Laine looked at her watch. “I better go meet Ray Anne. Want to come? See the inside from the inside?”



She grinned and nodded. “Let me check with Scott, then I’ll follow you so I can come right back.”



“Maybe I better follow you,” Laine said. “I haven’t even looked in the windows yet.”



* * *



Devon led the way to Laine’s rental. They drove down the main street, past what seemed to amount to the entire commercial district of Thunder Point, took a left and entered a residential neighborhood. A woman who appeared altogether too dressed up exited her BMW in front of a very small house that sat in the middle of about a dozen nondescript houses. The foliage and pines surrounding the little house were deep green even though it was the dead of winter. Virginia or Boston at this time of year would be covered with snow and the trees bare.



Laine was a little shocked at how ordinary and dumpy the little house looked; she had never seen a picture of the front exposure. It seemed very small. There was an ordinary white door with a diamond-shaped window in it and one front window. If this were her house she’d paint the door dark green and add identically colored shutters to that window.



Laine parked, got out and stretched a hand toward the Realtor. “Ms. Dysart?” she asked.

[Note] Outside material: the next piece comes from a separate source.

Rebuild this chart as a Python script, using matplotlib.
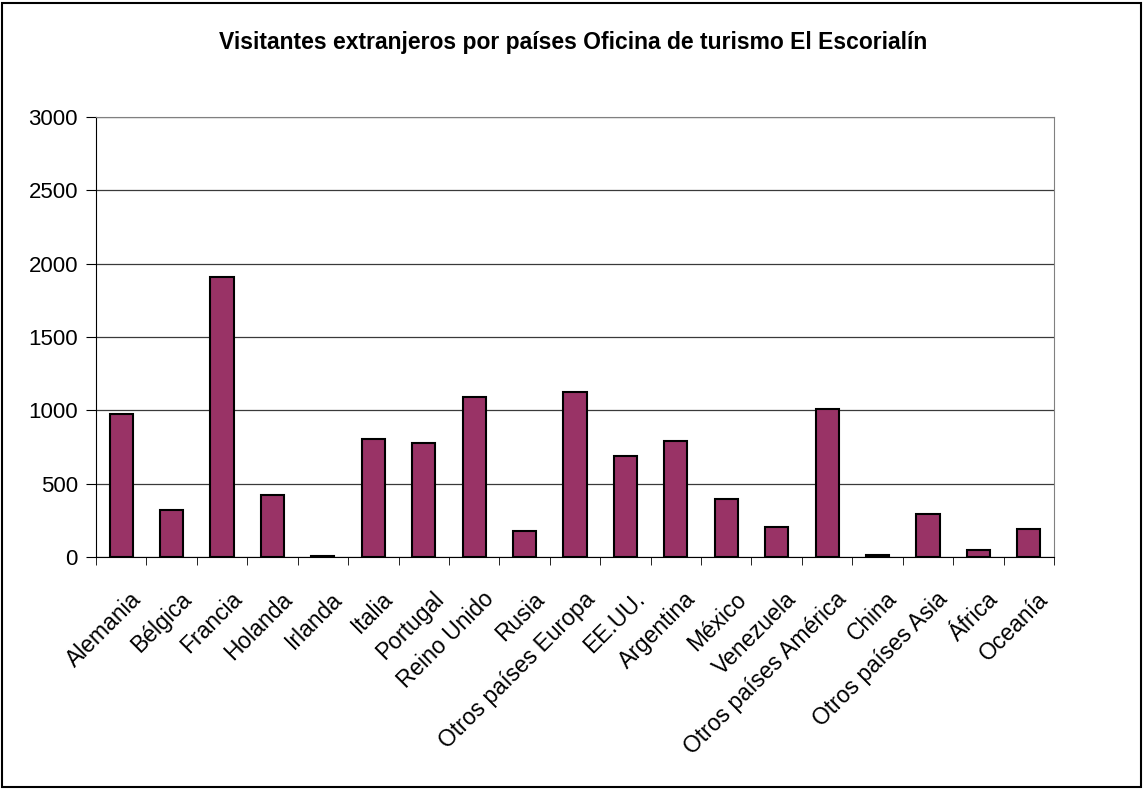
import numpy as np
import matplotlib
matplotlib.use('Agg')
import matplotlib.pyplot as plt
from matplotlib.patches import Rectangle
from matplotlib.transforms import ScaledTranslation

plt.rcParams['font.family'] = ['Liberation Sans', 'DejaVu Sans']

paises = ['Alemania', 'Bélgica', 'Francia', 'Holanda', 'Irlanda', 'Italia',
          'Portugal', 'Reino Unido', 'Rusia', 'Otros países Europa', 'EE.UU.',
          'Argentina', 'México', 'Venezuela', 'Otros países América', 'China',
          'Otros países Asia', 'África', 'Oceanía']
visitantes = [974, 319, 1908, 421, 9, 804, 778, 1088, 175, 1127, 690,
              792, 396, 205, 1011, 11, 294, 50, 191]

fig = plt.figure(figsize=(11.46, 7.89), dpi=100)
ax = fig.add_axes([96 / 1146, 1 - 557 / 789, (1054 - 96) / 1146, (557 - 117) / 789])

x = np.arange(len(paises))
ax.bar(x, visitantes, width=0.46, color='#993366', edgecolor='black',
       linewidth=1.5, zorder=3)

ax.set_xlim(-0.5, len(paises) - 0.5)
ax.set_ylim(0, 3000)
ax.set_yticks(np.arange(0, 3001, 500))
ax.yaxis.grid(True, color='#3a3a3a', linewidth=0.9, zorder=0)
ax.set_axisbelow(True)

ax.set_xticks(x)
ax.set_xticklabels(paises, rotation=45, ha='right', va='top',
                   rotation_mode='anchor', fontsize=16.5)
ax.set_xticks(np.arange(-0.5, len(paises)), minor=True)
ax.tick_params(axis='x', which='major', length=0, pad=22)
ax.tick_params(axis='x', which='minor', length=6, direction='out', color='black')
ax.tick_params(axis='y', length=7, direction='out', labelsize=16, pad=6)

# nudge the rotated labels a little to the right, like the original
shift = ScaledTranslation(0.08, 0, fig.dpi_scale_trans)
for lab in ax.get_xticklabels():
    lab.set_transform(lab.get_transform() + shift)

for side in ['top', 'right']:
    ax.spines[side].set_color('#808080')
ax.spines['left'].set_color('black')
ax.spines['bottom'].set_color('black')

fig.text(0.5, 1 - 42 / 789,
         'Visitantes extranjeros por países Oficina de turismo El Escorialín',
         ha='center', va='center', fontsize=16.5, fontweight='bold')

fig.patches.append(Rectangle((0.002, 0.003), 0.994, 0.993, transform=fig.transFigure,
                             fill=False, edgecolor='black', linewidth=1.5))

fig.savefig('out.png', dpi=100)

“Call me Ray Anne. So nice to finally meet you, Laine.” She dangled house keys. “I think you’re going to love this. Please, do the honors.”



With Ray Anne close on her tail and Devon following, Laine stepped into the small house and entered a whole new world. Right inside the front door was a spacious foyer and the house opened up before her. To her left, an open staircase and small powder room, to her right, a small and unfurnished room with louvered double doors, perfect for Laine to use as an office. Straight ahead was a great room with a large picture window. To the left of the great room was a big open kitchen with a dining area in front of a matching window. Dividing the two windows were French doors that Ray Anne immediately opened, revealing a very large deck and a view of the bay that just about knocked Laine out. She inhaled deeply, appreciatively. She walked outside to the railing and looked down—the deck sat atop a rocky hill.

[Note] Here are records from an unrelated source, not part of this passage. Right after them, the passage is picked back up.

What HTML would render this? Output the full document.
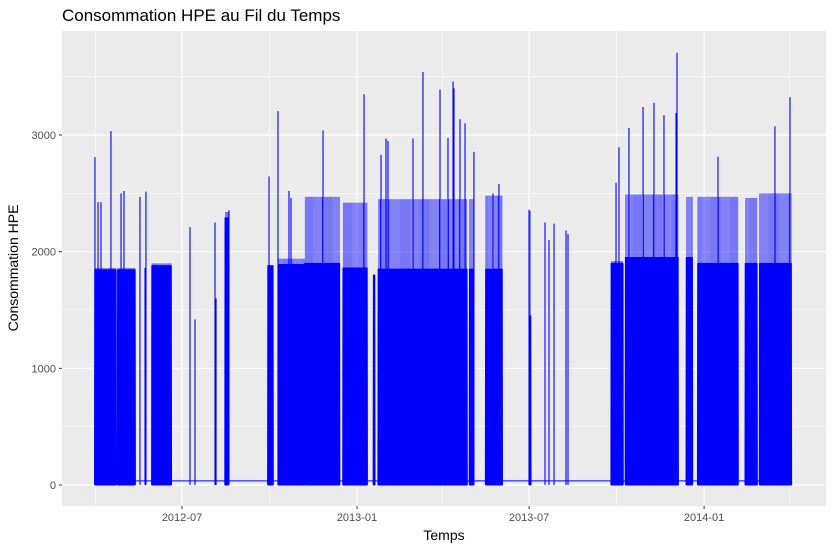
<!DOCTYPE html>
<html><head><meta charset="utf-8"><style>
body{margin:0;background:#fff;font-family:"Liberation Sans",sans-serif}
</style></head><body>
<svg id="chart" width="834" height="551" xmlns="http://www.w3.org/2000/svg" font-family="Liberation Sans, sans-serif">
<text x="62" y="21" font-size="17" fill="#000">Consommation HPE au Fil du Temps</text>
<rect x="62" y="31" width="764" height="475" fill="#EBEBEB"/>
<g id="grid"></g>
<g id="series"></g>
<g id="axes"></g>
<text x="444" y="540" font-size="14" text-anchor="middle">Temps</text>
<text transform="translate(18,268) rotate(-90)" font-size="14" text-anchor="middle">Consommation HPE</text>
</svg>
<script>
// day offsets relative to 2012-07-01
const yTicks=[0,1000,2000,3000];
const yMinor=[500,1500,2500,3500];
const xTickDays=[0,184,365,549];
const xTickLabels=["2012-07","2013-01","2013-07","2014-01"];
const xMinorDays=[-91,92,274,457,639];
const seriesStart=-92, seriesEnd=641, idleLevel=35;
// active blocks: start day, end day, base peak, top peak
const blockStart=[-92,-68,-32,45,90,101,129,169,201,206,302,319,365,451,466,530,542,592,607];
const blockEnd=[-69,-49,-11,49,96,129,166,195,203,300,307,337,367,464,522,537,585,605,641];
const blockBase=[1845,1845,1880,2290,1880,1890,1900,1860,1800,1850,1850,1850,1450,1900,1950,1950,1900,1900,1900];
const blockTop=[1860,1860,1900,2340,1880,1940,2470,2420,1800,2450,2450,2480,2350,1920,2490,2470,2470,2460,2500];
// isolated spikes
const spikeDay=[-91.5,-88.3,-85.2,-74.7,-64.1,-61,-44.2,-38.9,-37.9,8.4,13.7,34.7,35.8,49.4,91.5,100.9,112.5,114.6,148.3,191.4,209.3,214.5,216.6,242.9,253.4,271.3,279.7,285,286,292.3,297.6,307,327,333.3,364.9,381.7,385.9,391.2,403.8,405.9,456.4,459.5,470,484.8,496.3,506.8,519.5,520.5,563.6,623.5,639.3];
const spikeVal=[2810,2425,2425,3033,2500,2520,2470,1860,2515,2210,1420,2250,1600,2355,2645,3205,2520,2460,3040,3350,2830,2970,2950,2970,3540,3390,2975,3460,3400,3135,3100,2855,2500,2580,2360,2250,2100,2240,2180,2150,2590,2895,3060,3240,3275,3170,3190,3705,2815,3075,3325];

const NS="http://www.w3.org/2000/svg";
const X=d=>182+0.951*d;
const Y=v=>485-v*0.11667;
function mk(tag,attrs,parent){const e=document.createElementNS(NS,tag);for(const k in attrs)e.setAttribute(k,attrs[k]);parent.appendChild(e);return e;}
const grid=document.getElementById('grid'),axes=document.getElementById('axes'),ser=document.getElementById('series');
yMinor.forEach(v=>{const l=mk('line',{x1:62,x2:826,y1:Y(v),y2:Y(v),stroke:'#fff','stroke-width':0.6},grid);

});
xMinorDays.forEach(d=>{const l=mk('line',{x1:X(d),x2:X(d),y1:31,y2:506,stroke:'#fff','stroke-width':0.6},grid);

});
yTicks.forEach(v=>{const l=mk('line',{x1:62,x2:826,y1:Y(v),y2:Y(v),stroke:'#fff','stroke-width':1.2},grid);


const t=mk('line',{x1:59,x2:62,y1:Y(v),y2:Y(v),stroke:'#333','stroke-width':1},axes);


const tx=mk('text',{x:56,y:Y(v)+4,'font-size':11,'text-anchor':'end',fill:'#4D4D4D'},axes);tx.textContent=v;

});
xTickDays.forEach((d,i)=>{const l=mk('line',{x1:X(d),x2:X(d),y1:31,y2:506,stroke:'#fff','stroke-width':1.2},grid);


const t=mk('line',{x1:X(d),x2:X(d),y1:506,y2:509,stroke:'#333','stroke-width':1},axes);


const tx=mk('text',{x:X(d),y:521,'font-size':11,'text-anchor':'middle',fill:'#4D4D4D'},axes);tx.textContent=xTickLabels[i];

});
// idle baseline + base blocks
let p='M'+X(seriesStart)+','+Y(idleLevel)+' L'+X(seriesEnd)+','+Y(idleLevel);
let tops='';
for(let b=0;b<blockStart.length;b++){
  let s='M'+X(blockStart[b]).toFixed(2)+','+Y(0);
  for(let d=blockStart[b];d<blockEnd[b];d++){
    s+=' L'+X(d+0.25).toFixed(2)+','+Y(blockBase[b]).toFixed(2)+' L'+X(d+0.5).toFixed(2)+','+Y(0)+
       ' L'+X(d+0.75).toFixed(2)+','+Y(blockBase[b]).toFixed(2)+' L'+X(d+1).toFixed(2)+','+Y(0);
    tops+=' M'+X(d+0.5).toFixed(2)+','+Y(blockBase[b]).toFixed(2)+' L'+X(d+0.5).toFixed(2)+','+Y(blockTop[b]).toFixed(2);
  }
  p+=' '+s;
}
const path=mk('path',{d:p,fill:'none',stroke:'#0000FF','stroke-width':1,'stroke-linejoin':'round'},ser);


const tp=mk('path',{d:tops,fill:'none',stroke:'#0000FF','stroke-width':0.45},ser);


let sp='';
for(let i=0;i<spikeDay.length;i++){
  sp+=' M'+X(spikeDay[i]).toFixed(2)+','+Y(0)+' L'+X(spikeDay[i]).toFixed(2)+','+Y(spikeVal[i]).toFixed(2);
}
const spk=mk('path',{d:sp,fill:'none',stroke:'#0000FF','stroke-width':1.1},ser);


</script>
</body></html>
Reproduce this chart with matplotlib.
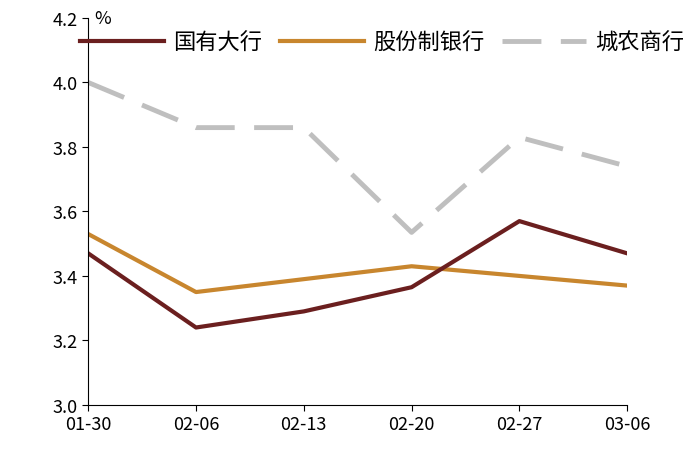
import matplotlib
matplotlib.use("Agg")
import matplotlib.pyplot as plt

plt.rcParams['font.family'] = ['Noto Sans CJK SC', 'DejaVu Sans']

dates = ["01-30", "02-06", "02-13", "02-20", "02-27", "03-06"]
big = [3.47, 3.24, 3.29, 3.365, 3.57, 3.47]
joint = [3.53, 3.35, 3.39, 3.43, 3.40, 3.37]
city = [4.00, 3.86, 3.86, 3.535, 3.83, 3.74]

fig = plt.figure(figsize=(7, 4.52), dpi=100)
ax = fig.add_axes([0.126, 0.102, 0.77, 0.856])
x = range(len(dates))
ax.plot(x, city, color="#BFBFBF", lw=3.5, dashes=(8, 4), label="城农商行")
ax.plot(x, joint, color="#C8862E", lw=3, label="股份制银行")
ax.plot(x, big, color="#6B1F1F", lw=3, label="国有大行")
ax.set_xlim(0, 5)
ax.set_ylim(3.0, 4.2)
ax.set_yticks([3.0, 3.2, 3.4, 3.6, 3.8, 4.0, 4.2])
ax.set_yticklabels([f"{v:.1f}" for v in [3.0, 3.2, 3.4, 3.6, 3.8, 4.0, 4.2]])
ax.set_xticks(list(x))
ax.set_xticklabels(dates)
ax.tick_params(labelsize=13, length=4, direction='out', colors='black')
for s in ["top", "right"]:
    ax.spines[s].set_visible(False)
ax.text(0.06, 4.2, "%", fontsize=13, va="center")
h, l = ax.get_legend_handles_labels()
ax.legend(h[::-1], l[::-1], ncol=3, loc="upper center", bbox_to_anchor=(0.545, 0.99),
          frameon=False, fontsize=16, handlelength=3.8, columnspacing=0.8, handletextpad=0.4,
          borderaxespad=0)
fig.savefig("out.png", dpi=100)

“You can’t get to the beach from here,” Ray Anne said from behind her. “There really isn’t much beach—only a little when the tide’s out. You’ll have to go down the street and back through town to the marina. This is considered oceanfront. The only beachfront in Thunder Point is over there, where Cooper is building. Most of us thought there would never be any building there, but Cooper has a plan for maybe as many as twenty single-family residences. The rest of us po’ folk have to get to the beach either from his bar or the marina. This is the north promontory. Straight across there, that’s the south promontory. The previous owner, the guy who left it to Cooper in his will, had always wanted it to be a nature preserve, safe for the wildlife. Much as I’d like him to cut it up and let me sell lots for him, you have to admit it’s beautiful.”



“Beautiful,” Laine said in a breath. A few trees growing right out of the rocks and hillside below her deck reached up so that their branches brushed the railing. They needed trimming so they wouldn’t obstruct her view.